York nonprofit brings flood-stricken Kentucky ranchers hay help
A local farm aid nonprofit plans to deliver approximately 150,000 pounds of donated hay to help Kentucky ranchers who are reeling from a flood that swept through the eastern part of the state earlier this month.
Heartland Agricultural Relief Team founder Jon Culp said 10 volunteers will drive nonstop Saturday from York County to Jackson in Breathitt County, Kentucky, and bring the goods with them in five trailers.
Jackson was one of the places in the region that was hit hard by a flash flood March 1, which left a mess after the high waters receded.
Following news of the flood's devastation, Culp said HART reached out through word of mouth to York County farmers for hay help and they answered.
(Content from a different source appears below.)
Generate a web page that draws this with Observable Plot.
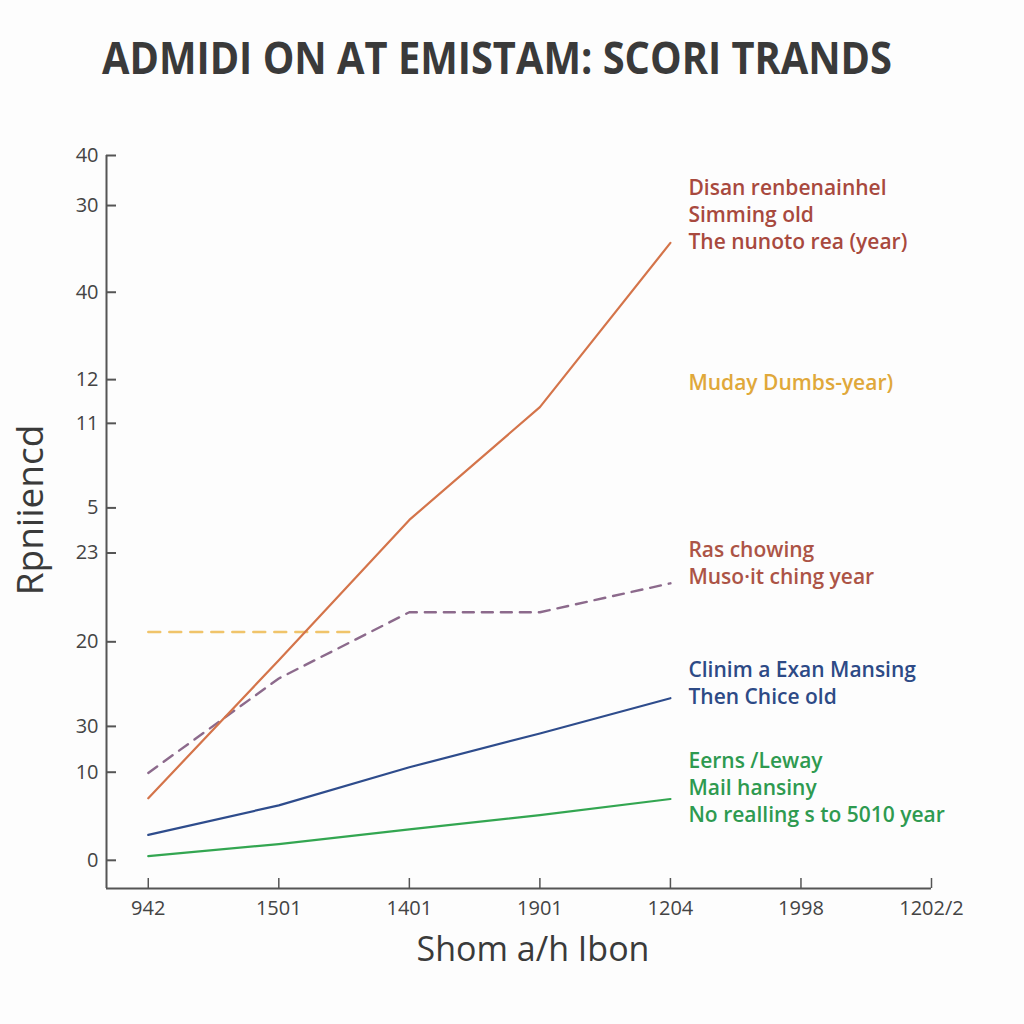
<!DOCTYPE html>
<html><head><meta charset="utf-8">
<script src="https://cdn.jsdelivr.net/npm/d3@7"></script>
<script src="https://cdn.jsdelivr.net/npm/@observablehq/plot@0.6"></script>
<style>
body{margin:0;background:#fdfdfd;width:1024px;height:1024px;overflow:hidden;font-family:"Open Sans",sans-serif;}
#title{height:110px;position:relative;}
#title span{position:absolute;left:497px;top:57px;transform-origin:center;white-space:nowrap;font-size:44px;font-weight:700;color:#3a3a3a;line-height:1;}
#chart{height:914px;}
</style></head><body>
<div id="title"><span>ADMIDI ON AT EMISTAM: SCORI TRANDS</span></div>
<div id="chart"></div>
<script>
// ---- data ----
const titleText = "ADMIDI ON AT EMISTAM: SCORI TRANDS";
const xLabel = "Shom a/h Ibon";
const yLabel = "Rpniiencd";
const xTickLabels = ["942", "1501", "1401", "1901", "1204", "1998", "1202/2"];
const xTickIdx = [0, 1, 2, 3, 4, 5, 6];
const yTickValues = [100, 92.9, 80.6, 68.2, 62.0, 50.0, 43.6, 31.0, 19.0, 12.5, 0];
const yTickLabels = ["40", "30", "40", "12", "11", "5", "23", "20", "30", "10", "0"];

const seriesX = [0, 1, 2, 3, 4];
const orangeVals = [8.8, 28.4, 48.3, 64.3, 87.6];
const purpleVals = [12.4, 25.8, 35.2, 35.2, 39.3];
const blueVals = [3.6, 7.8, 13.2, 18.0, 23.0];
const greenVals = [0.6, 2.3, 4.4, 6.4, 8.7];
const yellowX = [0, 1.56];
const yellowVals = [32.4, 32.4];

const noteTexts = [
  "Disan renbenainhel\nSimming old\nThe nunoto rea (year)",
  "Muday Dumbs-year)",
  "Ras chowing\nMuso·it ching year",
  "Clinim a Exan Mansing\nThen Chice old",
  "Eerns /Leway\nMail hansiny\nNo realling s to 5010 year"
];
const noteY = [91.8, 67.9, 42.4, 25.3, 10.5];
const noteX = [4, 4, 4, 4, 4];
const noteColors = ["#a8493e", "#e0a83a", "#ac5446", "#2d4a86", "#2e9a50"];

// ---- scales ----
const X_DOMAIN = [-0.32, 6];
const Y_DOMAIN = [-4, 100];
const yLabelOf = new Map(yTickValues.map((v, i) => [v, yTickLabels[i]]));

const toRows = (xs, ys) => xs.map((x, i) => ({x, y: ys[i]}));
const notes = noteTexts.map((t, i) => ({t, x: noteX[i], y: noteY[i], c: noteColors[i]}));

const plot = Plot.plot({
  width: 1024, height: 914,
  marginLeft: 106, marginRight: 93, marginTop: 45, marginBottom: 136,
  style: {background: "transparent", fontFamily: "Open Sans", color: "#444", overflow: "visible"},
  x: {domain: X_DOMAIN, axis: null},
  y: {domain: Y_DOMAIN, axis: null},
  marks: [
    Plot.ruleX([X_DOMAIN[0]], {y1: Y_DOMAIN[0], y2: Y_DOMAIN[1], stroke: "#555", strokeWidth: 2}),
    Plot.ruleY([Y_DOMAIN[0]], {x1: X_DOMAIN[0], x2: X_DOMAIN[1], stroke: "#555", strokeWidth: 2}),
    Plot.axisY(yTickValues, {label: null, tickSize: 10, tickFormat: () => "", stroke: "#555", strokeWidth: 2}),
    Plot.axisY(yTickValues, {label: null, tickSize: 0, tickPadding: 8, tickFormat: d => yLabelOf.get(d), fontSize: 20, fill: "#444"}),
    Plot.axisX(xTickIdx, {label: null, tickSize: 10, tickFormat: () => "", stroke: "#555", strokeWidth: 1.5}),
    Plot.axisX(xTickIdx, {label: null, tickSize: 0, tickPadding: 12, tickFormat: i => xTickLabels[i], fontSize: 20, fill: "#444"}),
    Plot.line(toRows(yellowX, yellowVals), {x: "x", y: "y", stroke: "#f0c46a", strokeWidth: 2.4, strokeDasharray: "12,9"}),
    Plot.line(toRows(seriesX, purpleVals), {x: "x", y: "y", stroke: "#8c6a8c", strokeWidth: 2.4, strokeDasharray: "11,8"}),
    Plot.line(toRows(seriesX, orangeVals), {x: "x", y: "y", stroke: "#d4744a", strokeWidth: 2.2}),
    Plot.line(toRows(seriesX, blueVals), {x: "x", y: "y", stroke: "#2e4c8c", strokeWidth: 2.2}),
    Plot.line(toRows(seriesX, greenVals), {x: "x", y: "y", stroke: "#33a651", strokeWidth: 2.2}),
    Plot.text(notes, {x: "x", y: "y", text: "t", fill: "c", dx: 18, textAnchor: "start", lineAnchor: "middle", fontSize: 21, lineHeight: 1.29, fontWeight: 600}),
    Plot.text([xLabel], {frameAnchor: "bottom", dx: 14, dy: 72, fontSize: 34, fill: "#3a3a3a"}),
    Plot.text([yLabel], {frameAnchor: "left", textAnchor: "middle", dx: -75, dy: -12, rotate: -90, fontSize: 37, fill: "#3a3a3a"})
  ]
});
document.getElementById("chart").appendChild(plot);

// ticks point inward
d3.select(plot).selectAll('g[aria-label="y-axis tick"] path, g[aria-label="x-axis tick"] path')
  .attr("d", function() { return (this.getAttribute("d") || "").replace(/-?\d*\.?\d+(e-?\d+)?/g, v => String(-parseFloat(v))); });

const span = document.querySelector("#title span");
const w = span.offsetWidth;
span.style.transform = `translate(-50%,-50%) scaleX(${790 / w})`;
</script>
</body></html>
"We want to get these guys' lives turned around quickly," Culp said. "Whatever it takes to help these guys out."
He said HART's purpose is to provide disaster relief to farmers, ranchers and small agricultural businesses in any way possible.
HART became a nonprofit in March 2019, and the organization has since been traveling throughout the country extending aid specifically to farmers.
"When these floods happen, everybody concentrates on the little towns because that's were the population is. Nobody helps the farmers out much; that's why we concentrate on the farmers," Culp said.
Culp said volunteers will unload the goods at a drop-off site near Jackson before driving back home. He said the Kentucky Department of Agriculture will distribute the hay to area farmers.
The relief effort doesn't stop there for HART. Culp said he and a few volunteers will go to Jackson on April 9 for seven days to help farmers with cleanup and repair and to "pretty much get their lives put back together."
Fences, for example, will need to be fixed because debris wipes them out, he said.
One of the farmers HART is expecting to help first is an elderly man whose farm was completely destroyed by the flood, Culp said.
Culp said HART volunteers, who have jobs of their own and use vacation days to work with HART, usually work from dawn to dusk to clean up the farms, fields and pastures, and to make repairs.
"Once we get one farm done, we move to the next," he said. "We just keep working at it till it's time to go home."
Coordination was done through the Kentucky Department of Agriculture and the Kentucky Cattlemen's Association, according to Culp.
The nonprofit has been struggling with finding monetary donations, he said, noting a trip like the one planned for April 9 can cost upward of $3,000 for gas, lodging, equipment rentals and other expenses.